Sometimes in prison, and ofter after you are out, the criminal justice system pretends to care about “reforming” you. They might offer some rather feeble pass at offering you literacy, or a job skill, or psychological counseling. I haven’t experienced any of these as particularly helpful, nor can I say that many of my fellow (ex)felons have every told me of their enthusiasm for these government-mandated orders to change.
When I look back at the Bureau of Prison mandated drug education class, it’s certainly easy to see why there isn’t much gratitude for the class or its curricular materials. The very cover of the booklet used in the class I took — with the “workbooks” presumably produced under government contract by The Change Companies — is enough to put anybody off, at least anybody with a shred of cultural sensitivity. The cover of the book features four photographic portraits: one of an African American man, one of an African American woman, one of a Latina woman, and one of a white guy covered in tattoos. Welcome to a helpful and balanced vision of America’s drug abuse problem. I supposed they should start changing the portraits down at the Betty Ford Clinic.
Aside from the obvious racism and classism in such a representation, or more accurately because of it, what one feels even before getting into their attempt to “deprogram” one’s criminal mindset and addictions, is a sense that one’s drug problem is something inherent in who you are, not really a behavior that is independent of what kind of person you might be.

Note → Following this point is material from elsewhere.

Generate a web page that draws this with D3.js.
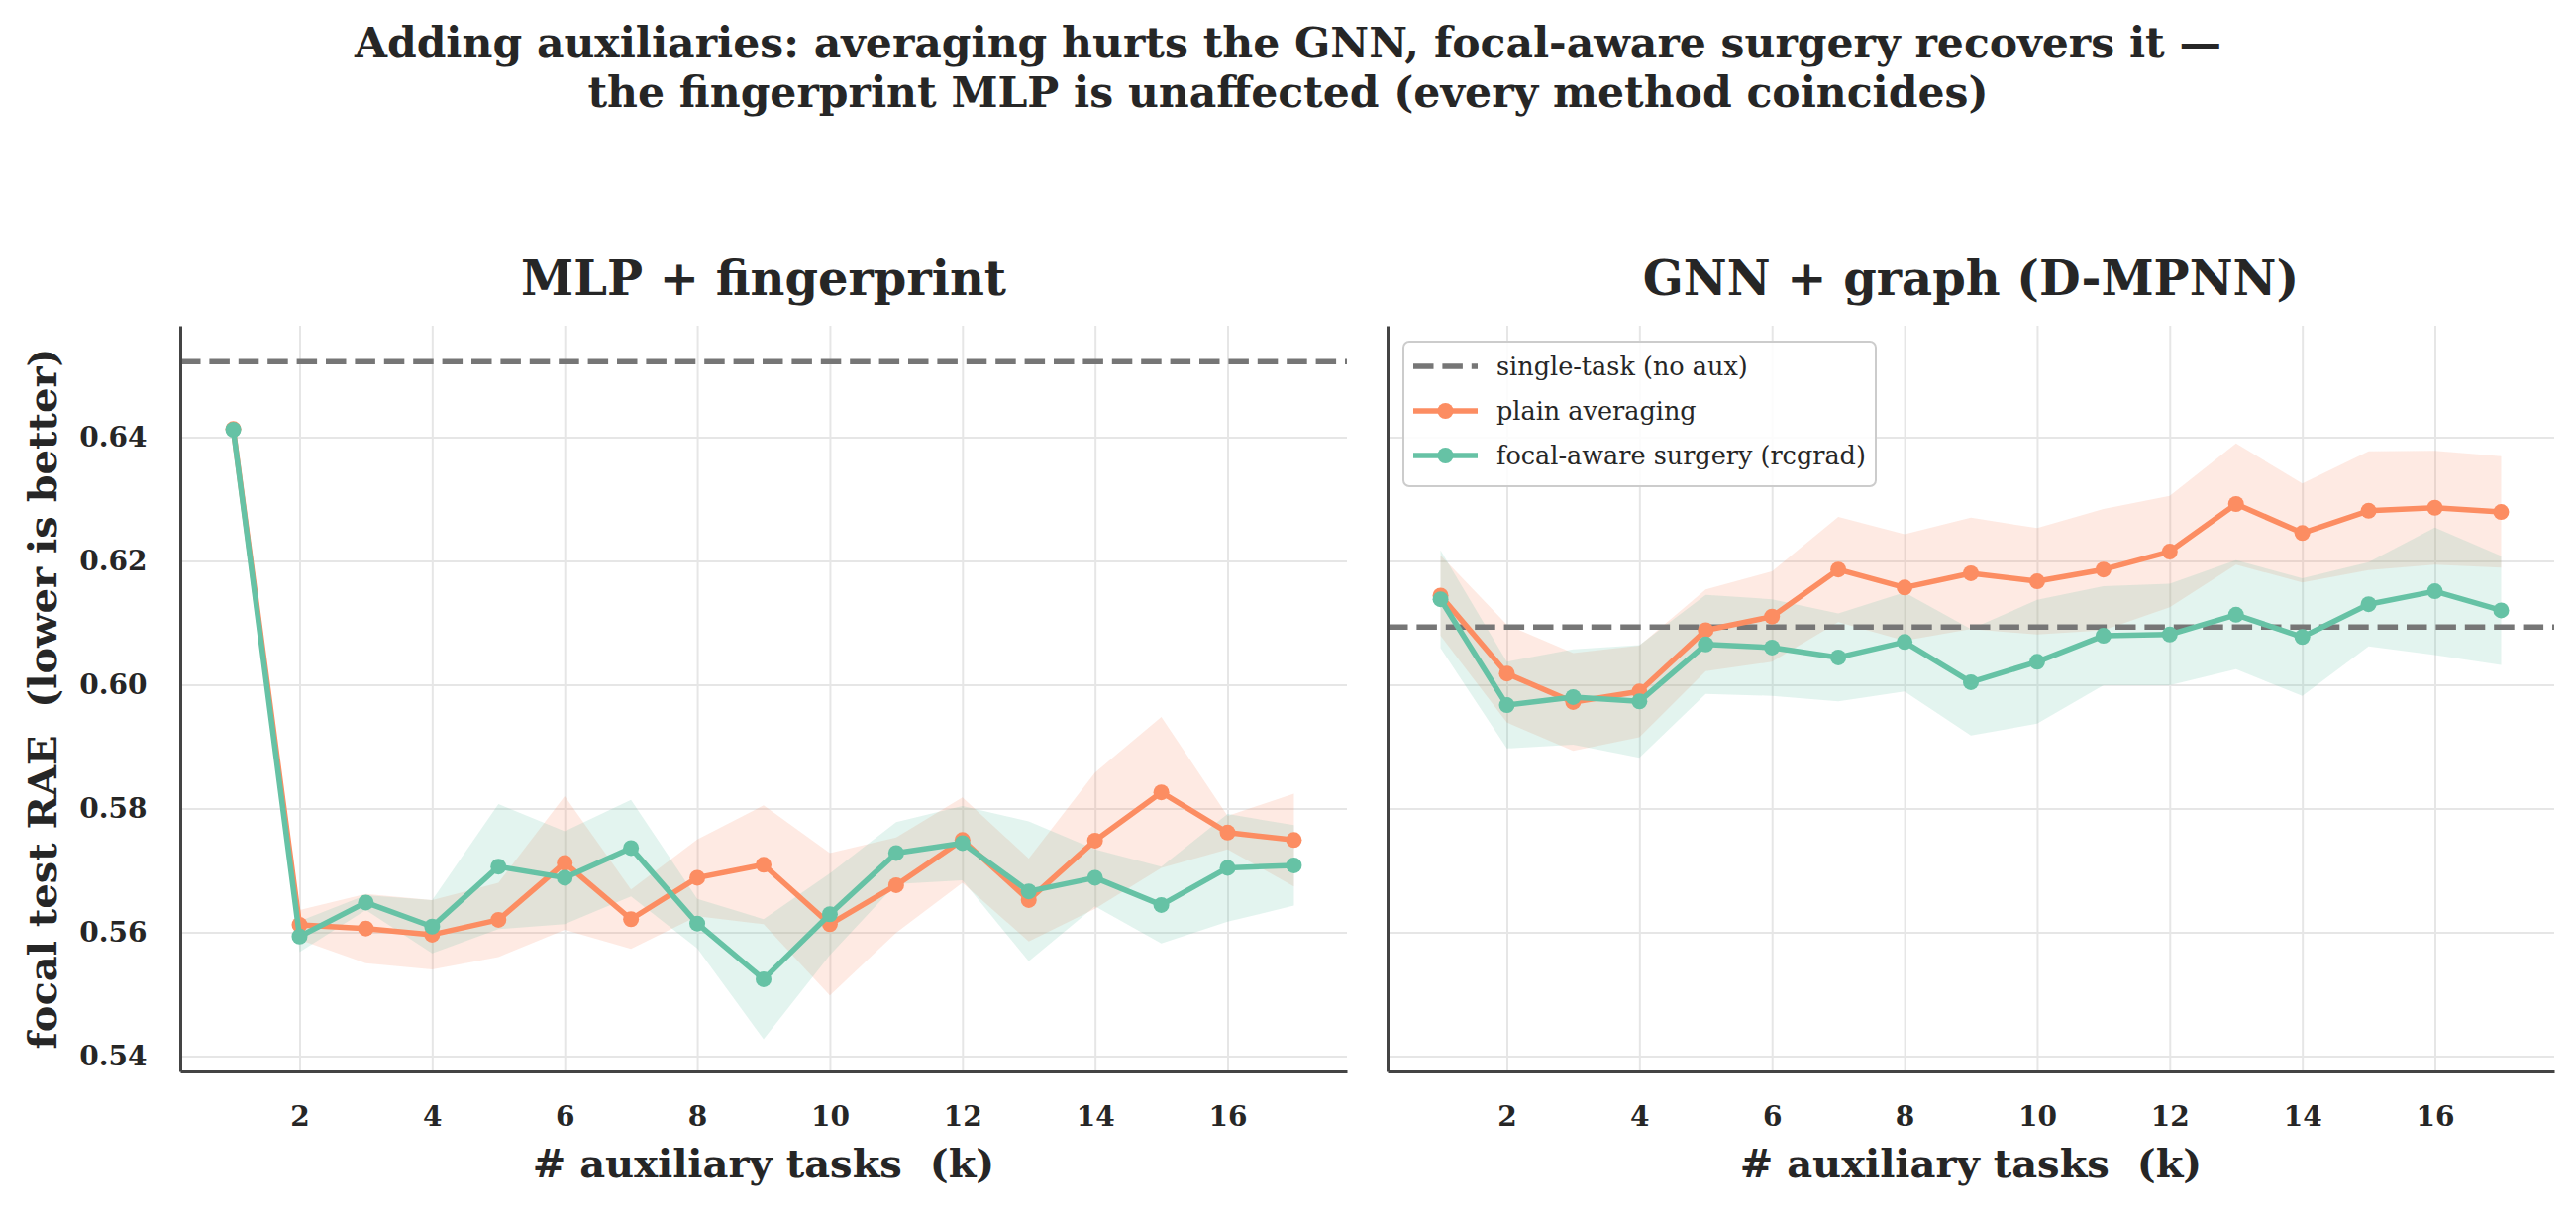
<!DOCTYPE html>
<html>
<head>
<meta charset="utf-8">
<script src="https://cdn.jsdelivr.net/npm/d3@7"></script>
<style>
  html, body { margin: 0; padding: 0; background: #ffffff; }
  text { font-family: 'DejaVu Serif', serif; fill: #262626; white-space: pre; }
</style>
</head>
<body>
<div id="chart"></div>
<script>
// k = number of auxiliary tasks
const kValues = [1, 2, 3, 4, 5, 6, 7, 8, 9, 10, 11, 12, 13, 14, 15, 16, 17];
const xTicks = [2, 4, 6, 8, 10, 12, 14, 16];
const yTicks = [0.54, 0.56, 0.58, 0.60, 0.62, 0.64];

// MLP + fingerprint
const mlpSingleTask = 0.6522;
const mlpPlain = [0.6413, 0.5612, 0.5606, 0.5596, 0.5620, 0.5712, 0.5621, 0.5688, 0.5709,
  0.5613, 0.5676, 0.5749, 0.5652, 0.5748, 0.5826, 0.5761, 0.5749];
const mlpPlainSd = [0.0009, 0.0024, 0.0056, 0.0056, 0.0060, 0.0108, 0.0048, 0.0062, 0.0096,
  0.0115, 0.0077, 0.0069, 0.0067, 0.0110, 0.0122, 0.0027, 0.0075];
const mlpSurgery = [0.6412, 0.5593, 0.5648, 0.5609, 0.5706, 0.5688, 0.5736, 0.5614, 0.5524,
  0.5629, 0.5728, 0.5744, 0.5666, 0.5688, 0.5644, 0.5704, 0.5708];
const mlpSurgerySd = [0.0006, 0.0025, 0.0012, 0.0043, 0.0101, 0.0075, 0.0078, 0.0040, 0.0097,
  0.0066, 0.0050, 0.0060, 0.0113, 0.0046, 0.0062, 0.0087, 0.0065];

// GNN + graph (D-MPNN)
const gnnSingleTask = 0.6093;
const gnnPlain = [0.6144, 0.6018, 0.5972, 0.5989, 0.6088, 0.6110, 0.6186, 0.6157, 0.6180,
  0.6167, 0.6186, 0.6215, 0.6292, 0.6245, 0.6281, 0.6286, 0.6279];
const gnnPlainSd = [0.0065, 0.0079, 0.0079, 0.0074, 0.0066, 0.0073, 0.0085, 0.0086, 0.0090,
  0.0086, 0.0098, 0.0090, 0.0098, 0.0080, 0.0096, 0.0092, 0.0090];
const gnnSurgery = [0.6138, 0.5967, 0.5980, 0.5973, 0.6065, 0.6060, 0.6044, 0.6069, 0.6004,
  0.6037, 0.6079, 0.6081, 0.6113, 0.6077, 0.6130, 0.6151, 0.6120];
const gnnSurgerySd = [0.0079, 0.0070, 0.0077, 0.0091, 0.0080, 0.0078, 0.0071, 0.0080, 0.0086,
  0.0100, 0.0080, 0.0082, 0.0088, 0.0095, 0.0068, 0.0103, 0.0088];

const seriesNames = ['single-task (no aux)', 'plain averaging', 'focal-aware surgery (rcgrad)'];
const colors = { plain: '#fc8d62', surgery: '#66c2a5', single: '#767676' };

const width = 2601, height = 1226;
const plotTop = 329, plotBottom = 1082;

const panels = [
  { title: 'MLP + fingerprint', left: 182, right: 1360, single: mlpSingleTask,
    plain: mlpPlain, plainSd: mlpPlainSd, surgery: mlpSurgery, surgerySd: mlpSurgerySd,
    yLabels: true, legend: false },
  { title: 'GNN + graph (D-MPNN)', left: 1401, right: 2579, single: gnnSingleTask,
    plain: gnnPlain, plainSd: gnnPlainSd, surgery: gnnSurgery, surgerySd: gnnSurgerySd,
    yLabels: false, legend: true }
];

const svg = d3.select('#chart')
  .append('svg')
  .attr('width', width)
  .attr('height', height)
  .style('display', 'block');

// suptitle
svg.append('text')
  .attr('x', width / 2).attr('y', 58)
  .attr('text-anchor', 'middle')
  .style('font-size', '42.5px').style('font-weight', 'bold')
  .text('Adding auxiliaries: averaging hurts the GNN, focal-aware surgery recovers it —');
svg.append('text')
  .attr('x', width / 2).attr('y', 108)
  .attr('text-anchor', 'middle')
  .style('font-size', '42.5px').style('font-weight', 'bold')
  .text('the fingerprint MLP is unaffected (every method coincides)');

const y = d3.scaleLinear().domain([0.5375, 0.658]).range([plotBottom, plotTop]);

panels.forEach((p) => {
  const x = d3.scaleLinear().domain([0.2, 17.8]).range([p.left, p.right]);
  const g = svg.append('g');

  // grid
  g.append('g')
    .attr('transform', `translate(0,${plotBottom})`)
    .call(d3.axisBottom(x).tickValues(xTicks).tickSize(-(plotBottom - plotTop)).tickFormat(''))
    .call((a) => a.select('.domain').remove())
    .selectAll('line').attr('stroke', '#e6e6e6').attr('stroke-width', 2);
  g.append('g')
    .attr('transform', `translate(${p.left},0)`)
    .call(d3.axisLeft(y).tickValues(yTicks).tickSize(-(p.right - p.left)).tickFormat(''))
    .call((a) => a.select('.domain').remove())
    .selectAll('line').attr('stroke', '#e6e6e6').attr('stroke-width', 2);

  // bands (mean ± sd)
  const band = (mean, sd) => d3.area()
    .x((d, i) => x(kValues[i]))
    .y0((d, i) => y(mean[i] - sd[i]))
    .y1((d, i) => y(mean[i] + sd[i]))(mean);
  g.append('path').attr('d', band(p.plain, p.plainSd))
    .attr('fill', colors.plain).attr('fill-opacity', 0.18);
  g.append('path').attr('d', band(p.surgery, p.surgerySd))
    .attr('fill', colors.surgery).attr('fill-opacity', 0.18);

  // single-task baseline
  g.append('line')
    .attr('x1', p.left).attr('x2', p.right)
    .attr('y1', y(p.single)).attr('y2', y(p.single))
    .attr('stroke', colors.single).attr('stroke-width', 5.5)
    .attr('stroke-dasharray', '20.5 8.9');

  // lines + markers
  const line = d3.line().x((d, i) => x(kValues[i])).y((d) => y(d));
  [['plain', p.plain], ['surgery', p.surgery]].forEach(([key, vals]) => {
    g.append('path').attr('d', line(vals))
      .attr('fill', 'none').attr('stroke', colors[key])
      .attr('stroke-width', 5.5).attr('stroke-linejoin', 'round');
    g.append('g').selectAll('circle')
      .data(vals)
      .join('circle')
      .attr('cx', (d, i) => x(kValues[i]))
      .attr('cy', (d) => y(d))
      .attr('r', 8)
      .attr('fill', colors[key]);
  });

  // spines + tick labels
  g.append('g')
    .attr('transform', `translate(0,${plotBottom})`)
    .call(d3.axisBottom(x).tickValues(xTicks).tickSize(0).tickSizeOuter(0).tickPadding(35))
    .call((a) => a.select('.domain').attr('stroke', '#444').attr('stroke-width', 3))
    .selectAll('text')
    .style('font-family', "'DejaVu Serif', serif")
    .style('font-size', '28px').style('font-weight', 'bold').attr('fill', '#262626');
  g.append('g')
    .attr('transform', `translate(${p.left},0)`)
    .call(d3.axisLeft(y).tickValues(yTicks).tickSize(0).tickSizeOuter(0).tickPadding(33.5)
      .tickFormat(p.yLabels ? d3.format('.2f') : ''))
    .call((a) => a.select('.domain').attr('stroke', '#444').attr('stroke-width', 3))
    .selectAll('text')
    .style('font-family', "'DejaVu Serif', serif")
    .style('font-size', '28px').style('font-weight', 'bold').attr('fill', '#262626');

  // titles
  g.append('text')
    .attr('x', (p.left + p.right) / 2).attr('y', 298)
    .attr('text-anchor', 'middle')
    .style('font-size', '48px').style('font-weight', 'bold')
    .text(p.title);
  g.append('text')
    .attr('x', (p.left + p.right) / 2).attr('y', 1189)
    .attr('text-anchor', 'middle')
    .style('font-size', '40px').style('font-weight', 'bold')
    .text('# auxiliary tasks  (k)');

  if (p.yLabels) {
    g.append('text')
      .attr('transform', `translate(57,${(plotTop + plotBottom) / 2}) rotate(-90)`)
      .attr('text-anchor', 'middle')
      .style('font-size', '40px').style('font-weight', 'bold')
      .text('focal test RAE  (lower is better)');
  }

  if (p.legend) {
    const lg = g.append('g').attr('transform', 'translate(1417,345)');
    lg.append('rect')
      .attr('width', 477).attr('height', 146).attr('rx', 6)
      .attr('fill', '#ffffff').attr('fill-opacity', 0.85)
      .attr('stroke', '#cccccc').attr('stroke-width', 2);
    const entries = [
      { name: seriesNames[0], color: colors.single, dash: '20.5 8.9', marker: false },
      { name: seriesNames[1], color: colors.plain, dash: null, marker: true },
      { name: seriesNames[2], color: colors.surgery, dash: null, marker: true }
    ];
    entries.forEach((e, i) => {
      const cy = 25 + i * 45;
      lg.append('line')
        .attr('x1', 10).attr('x2', 75).attr('y1', cy).attr('y2', cy)
        .attr('stroke', e.color).attr('stroke-width', 5.5)
        .attr('stroke-dasharray', e.dash);
      if (e.marker) {
        lg.append('circle').attr('cx', 42.5).attr('cy', cy).attr('r', 8).attr('fill', e.color);
      }
      lg.append('text')
        .attr('x', 94).attr('y', cy + 9)
        .style('font-size', '25.5px')
        .text(e.name);
    });
  }
});
</script>
</body>
</html>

It really does look as if problems are skin deep. If we can identify drug users that easily, then we have a modern analogue to the Puritan’s scarlet letter. And I say this as somebody descended from Puritans. It would be more convincing if I could actually reproduce the photographs here, but since every page of The Change Companies’ products sternly admonish me that “It is illegal to duplicate this page in any manner,” I better resist my in-born criminal urges and resist the temptation of offer you such ocular proof.
My bigger concern about The Change Companies’ allegedly reform-minded publications, however, has to do with the kind of ever-implicit core belief that lies beneath them: that all criminals are inherently bad people. It’s a program of “personal change” that involves shaming felon and the felon’s internalizing of their particular notions of moral turpitude. They play the good people of Boston; we play Hester Prynne.
In my post-prison education courtesy of The Learning Companies, they posed me the following question: “Choose one of the following: __ I plan to make positive changes __ I plan to stay pretty much the same”. Really? How about both? One seems not only limiting, but inane. I was a pretty good and successful person BEFORE I went to prison. I made a lot of positive changes in regard to the one thing that got me in trouble even BEFORE I went to prison. Moreover, prison didn’t empower me to make any positive changes at all. Prison is being cooped up with a bunch of people who didn’t make The Learning Companies’ moral grade and aren’t especially motivated to make sweeping changes while warehoused with a bunch of people suffering the same fate. But perhaps the authors of the question don’t realize that. Maybe they are just naive about what prison really is: a dangerous and useless excuse to preserve the very social norms and status quo that frequently cause criminality in the first place.
I’ve done my time. I’m always changing, and I’m always the same. Whatever good I do from here out, insinuations of my fundamental damage as a human being won’t add to it. Hester never reformed because of the scarlet letter. She survived in spite of it.
Those last two sentences are a perfect sum total of this post. What about something like one’s habit of asking “smartass” questions? Questioning the Reform Institutions’ worst ideas would make us not only Hester but Yossarian. We sure admire them both, but who among us would voluntarily go through what they did?
Yes, living the plot and ethos of Catch-22 becomes a very odd sort of normal after a while.